In meeting and working out for the Los Angeles Lakers, Jackson opened up to Lakers.com digital reporter Joey Ramirez on the subject. When prompted about whether he was taking such a course, Jackson did not shy away from it.

“There is some truth to that, Jackson said. “I have been taking an anger management course. I’m just about wrapping it up right now. It was just something I had to do and I learned from the mistake that I made. I’m making it through it.”

Later, Jackson shared what he gleaned from taking the course. “One of the biggest things I got out of it,” the one-and-done wing indicated, “was just to worry about the things that I can control and not to worry about the things that I can’t. It sounds so simple, but I went home and I thought about that a lot. It made a huge amount of sense to me, because there’s a lot of things in this world that we can’t control, yet [they] frustrate us. But you just can’t worry about them too much.”

Jackson was charged with misdemeanor criminal damage in March after an incident in which he is accused of threatening bodily harm to a Kansas women’s basketball player. In addition, Jackson was also cited for a hit-and-run incident with a parked car during his time on the Kansas campus as a freshman.
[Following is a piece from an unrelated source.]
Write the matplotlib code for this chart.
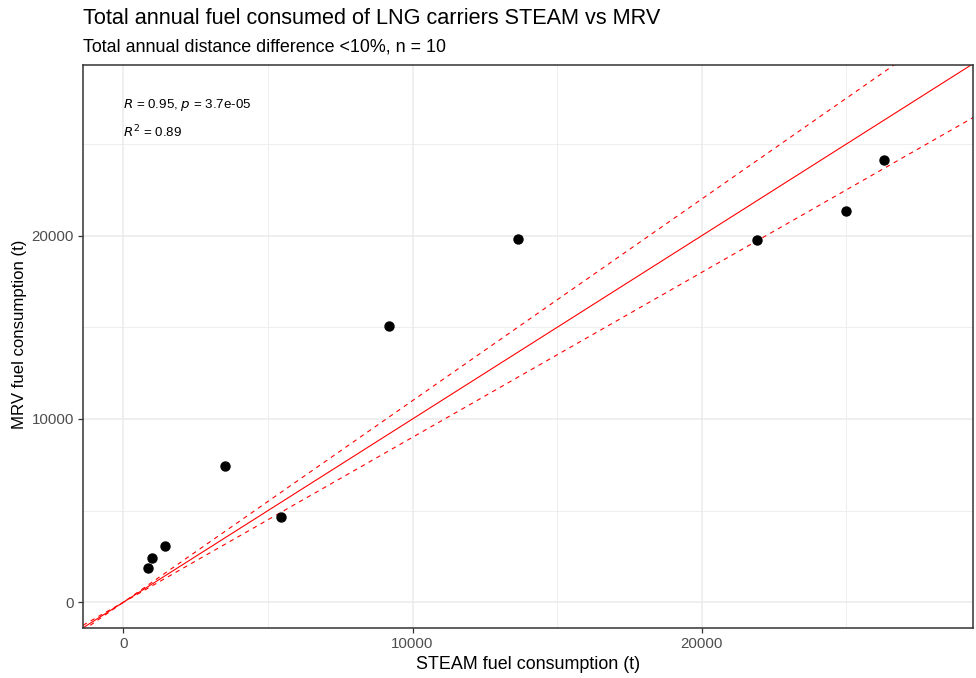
import numpy as np
from matplotlib import pyplot as plt
import matplotlib.ticker as ticker

plt.rcParams['font.family'] = ['Liberation Sans', 'DejaVu Sans']

# ============================== Data =============================== #
steam = [864, 1003, 1432, 3517, 5443, 9177, 13638, 21902, 24990, 26314]
mrv = [1855, 2400, 3071, 7436, 4670, 15090, 19804, 19765, 21347, 24130]
ref_slopes = [1.0, 1.1, 0.9]
ref_styles = ['-', '--', '--']

title = "Total annual fuel consumed of LNG carriers STEAM vs MRV"
subtitle = "Total annual distance difference <10%, n = 10"
x_title = "STEAM fuel consumption (t)"
y_title = "MRV fuel consumption (t)"
stat_lines = [r"$R$ = 0.95, $p$ = 3.7e-05", r"$R^2$ = 0.89"]
# =================================================================== #

fig = plt.figure(figsize=(9.76, 6.78), dpi=100)
ax = fig.add_axes([0.085, 0.0742, 0.9123, 0.8292])

xlim = (-1394, 29391)
ylim = (-1386, 29285)

grid_col = '#EBEBEB'
for v in [0, 10000, 20000]:
    ax.axvline(v, color=grid_col, lw=1.1, zorder=0)
    ax.axhline(v, color=grid_col, lw=1.1, zorder=0)
for v in [5000, 15000, 25000]:
    ax.axvline(v, color=grid_col, lw=0.6, zorder=0)
    ax.axhline(v, color=grid_col, lw=0.6, zorder=0)

xx = np.array(xlim)
for k, ls in zip(ref_slopes, ref_styles):
    ax.plot(xx, k * xx, color='red', lw=0.8, ls=ls,
            dashes=(4, 4) if ls == '--' else (None, None), zorder=2)

ax.scatter(steam, mrv, s=42, color='black', zorder=3)

ax.text(0, 27130, stat_lines[0], fontsize=9.6, va='center', ha='left')
ax.text(0, 25660, stat_lines[1], fontsize=9.6, va='center', ha='left')

ax.set_xlim(xlim)
ax.set_ylim(ylim)
ax.xaxis.set_major_locator(ticker.FixedLocator([0, 10000, 20000]))
ax.yaxis.set_major_locator(ticker.FixedLocator([0, 10000, 20000]))
ax.tick_params(colors='#333333', labelcolor='#4D4D4D', labelsize=10.8,
               length=3.5, width=0.9, pad=3)
for sp in ax.spines.values():
    sp.set_color('#333333')
    sp.set_linewidth(1.1)

ax.set_xlabel(x_title, fontsize=12.9, labelpad=4)
ax.set_ylabel(y_title, fontsize=12.1)
ax.yaxis.set_label_coords(-0.063, 0.521)

fig.text(0.085, 0.972, title, fontsize=15.6, ha='left', va='center')
fig.text(0.085, 0.931, subtitle, fontsize=12.9, ha='left', va='center')

plt.savefig('out.png', dpi=100)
The talented young wing offered a public apology for the incident in March and he indicated in the interview with the Lakers that he “learned from the mistake” that he committed. Whether these are viewed as genuine or if they translate to full-blown character concerns that would dock him among NBA teams remains an open question at this point and, frankly, it is unlikely that the general basketball-viewing public will ever know.